Jill Kirby: No fault dismissal is just a distraction - but if this week's employment review implements the rest of Beecroft, business could get a real boost
What impeccable timing. As the Public Accounts Committee reveals that less than 5% of the £1.4 billion given by the Coalition to its Regional Growth Fund has actually reached employers, Vince Cable takes to the stage to offer "intervention and partnership" for struggling industries. In defiance of the lessons of history, and in the face of this most recent evidence of government's inability to create jobs and prosperity, the Business Secretary continues to indulge in statist rhetoric. In his speech yesterday, Mr Cable characterised non-intervention as "complacent". But the real complacency lies in the belief that industry can survive the ever-increasing burden of both tax and regulation on energy and employment, pushing up costs and expanding unproductive back office activity.
The forms of "intervention" sorely needed by industry and business of all kinds are cuts in both energy and payroll taxes, and swift reductions in environmental and employment regulations. Mr Cable's rhetoric aside, there are a few glimmers this week of reality breaking through. Replacing the current health and safety regime with a more common-sense approach will be especially popular with small businesses. BIS is also, we are told, about to unveil a package of employment law reform.
But the Beecroft report also contains a string of less sensational recommendations which, if implemented, could restore some sanity to employment law. Eminently practical, if less headline- grabbing, they include placing a cap on awards for discrimination-based dismissals, to bring these awards into line with other forms of dismissal compensation. At present discrimination awards are unlimited, providing a real incentive for employees to mount such claims and forcing employers to agree larger pay-offs, regardless of the actual losses suffered. Another sensible suggestion is to rescind the ludicrous provision of Harriet Harman's 2010 Equality Act, whereby employees can bring cases against their employers based on alleged third-party harassment. Beecroft also floats the idea of stripping the “gold-plating” from EU-derived TUPE regulations, to make it easier to rescue troubled businesses. Along his ideas for exempting small businesses (fewer than 10 staff) from some of the more onerous employee rights and regulations, and simplifying tribunal procedure, this set of reforms would help businesses of all kinds – but particularly small start-ups. Not only would it be cheaper than government hand-outs, it would also be much more likely to create real, sustainable, jobs.

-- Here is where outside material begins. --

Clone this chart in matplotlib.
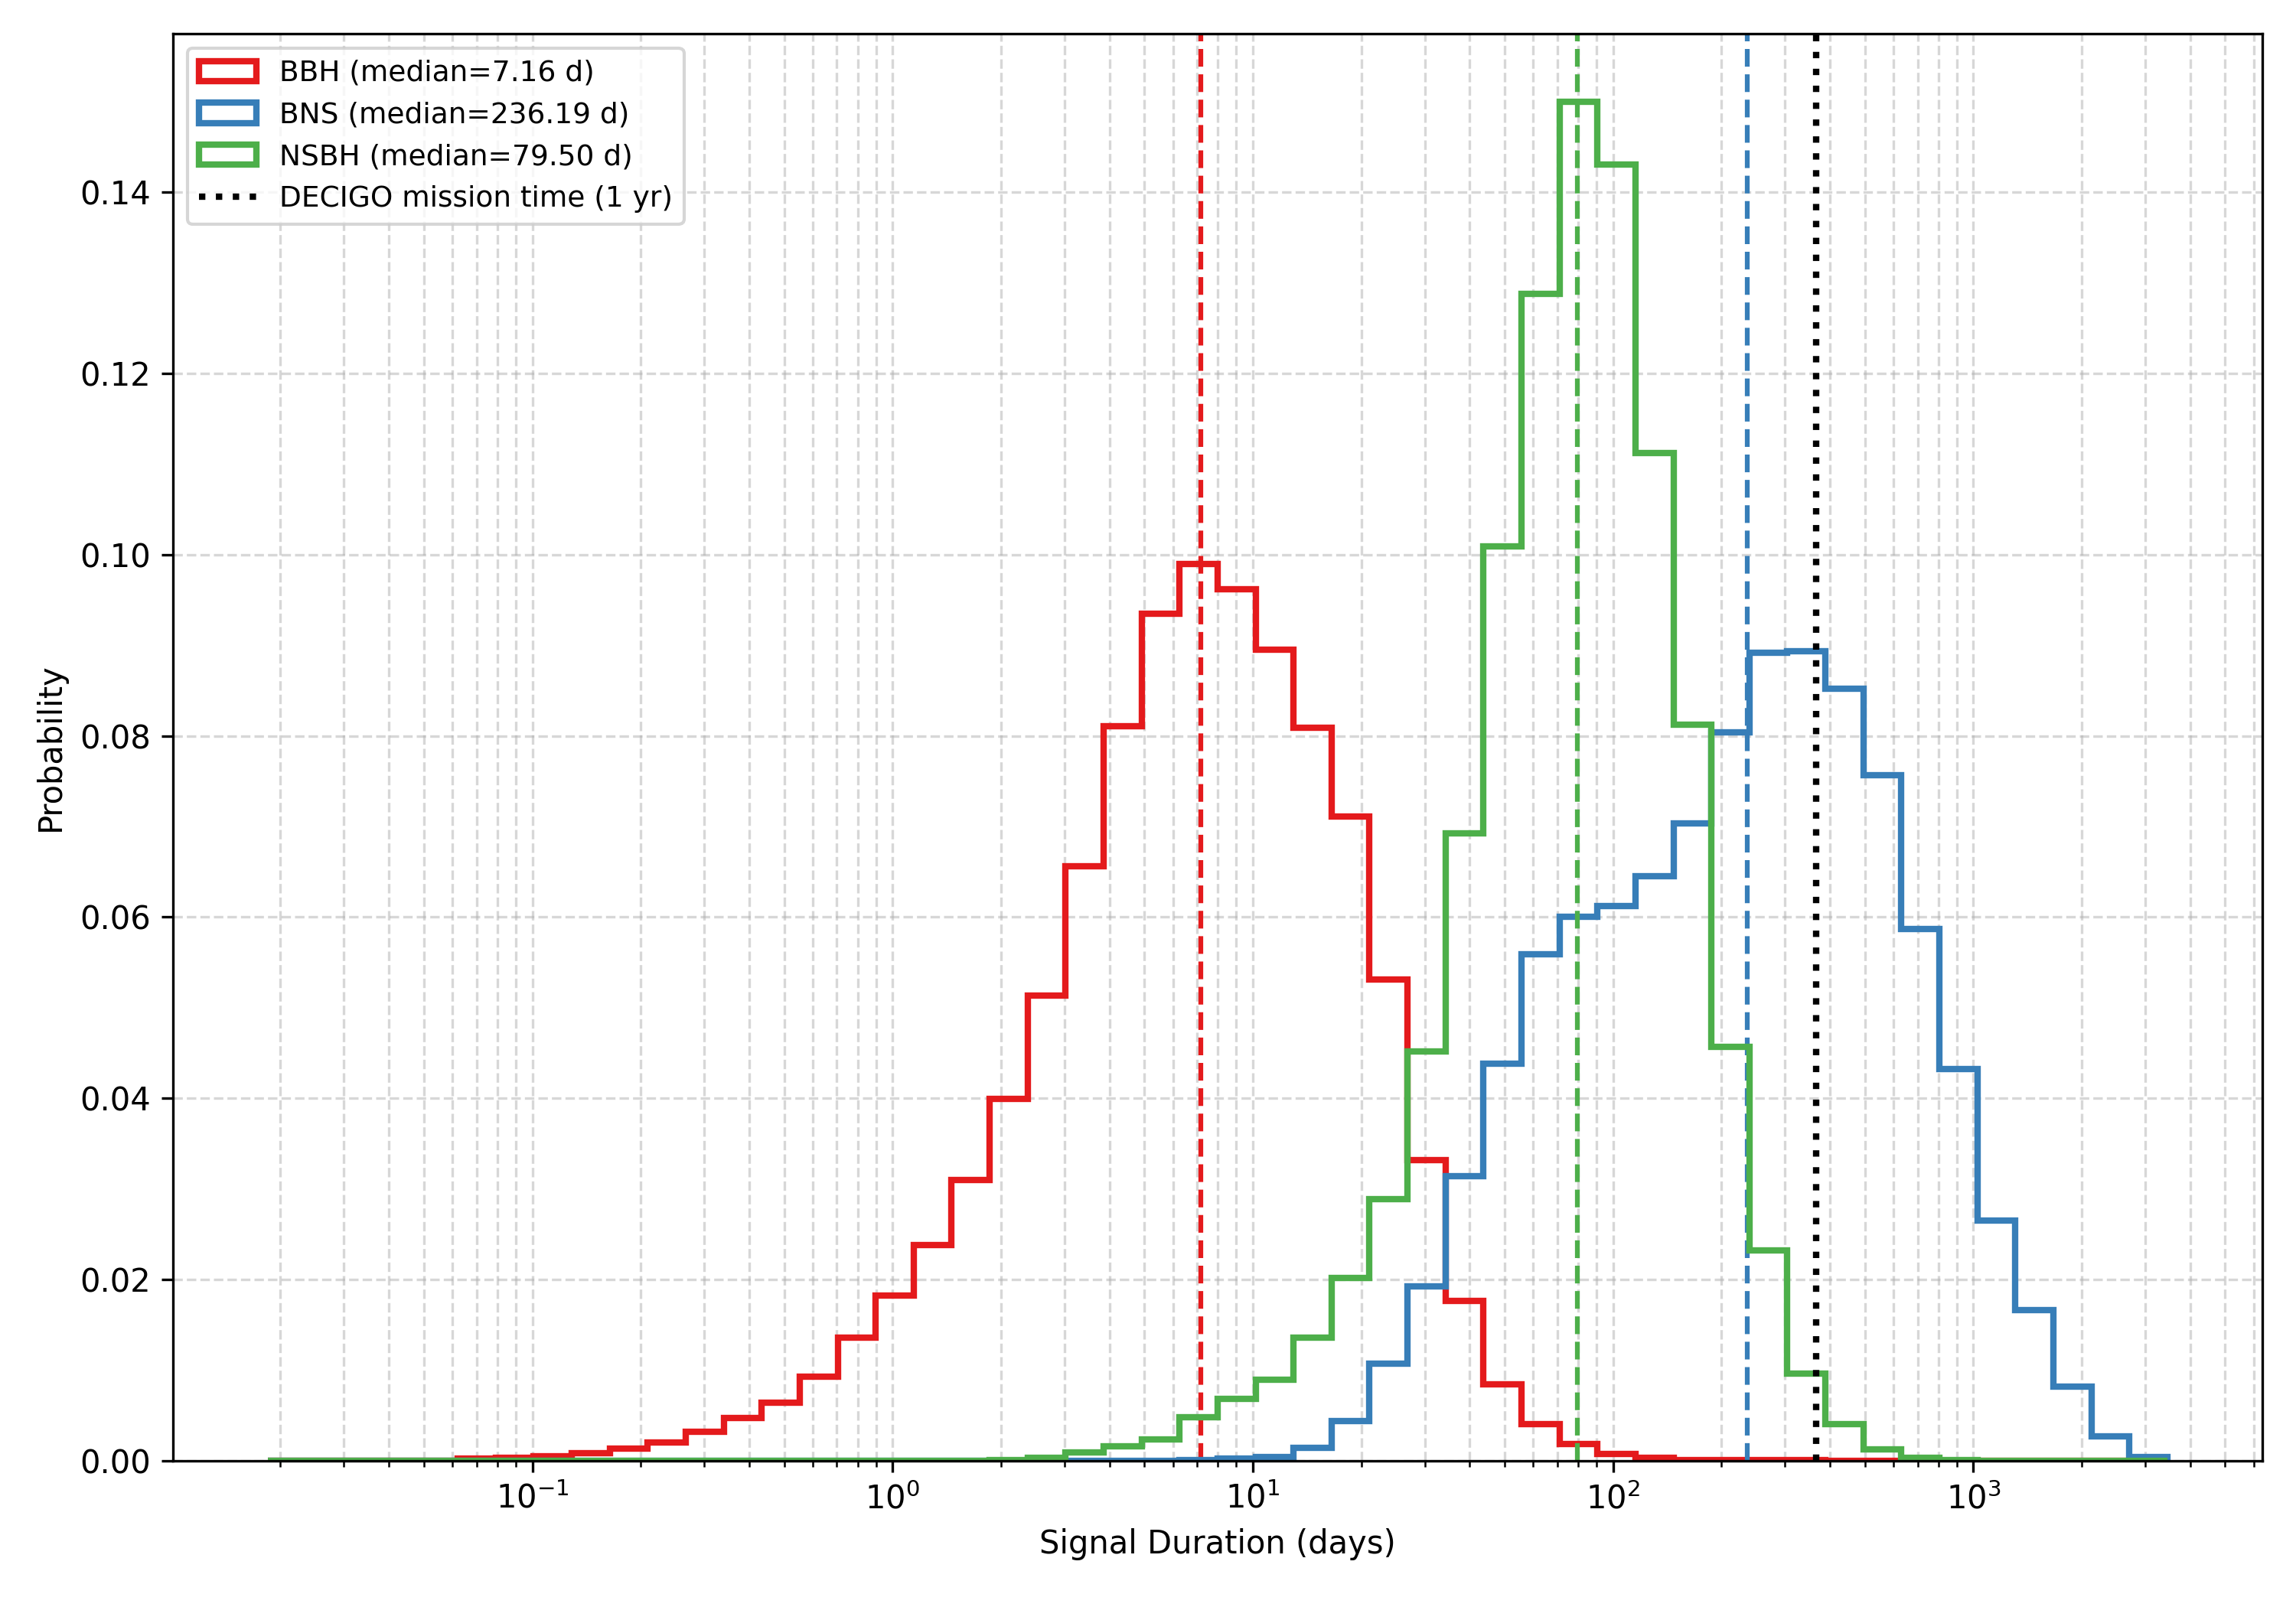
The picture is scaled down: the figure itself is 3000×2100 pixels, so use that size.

Will this week's employment law package from BIS, sketched out in yesterday's Sun, bring these mundane but important reforms to life? The real test for the no-nonsense Michael Fallon and Matt Hancock at BIS will be their success in convincing their Lib Dem boss that this kind of deregulatory action is both practical and do-able – and in moving quickly to put it through Parliament. If they succeed, we can afford to ignore Mr Cable's grandstanding, 1970s-style rhetoric.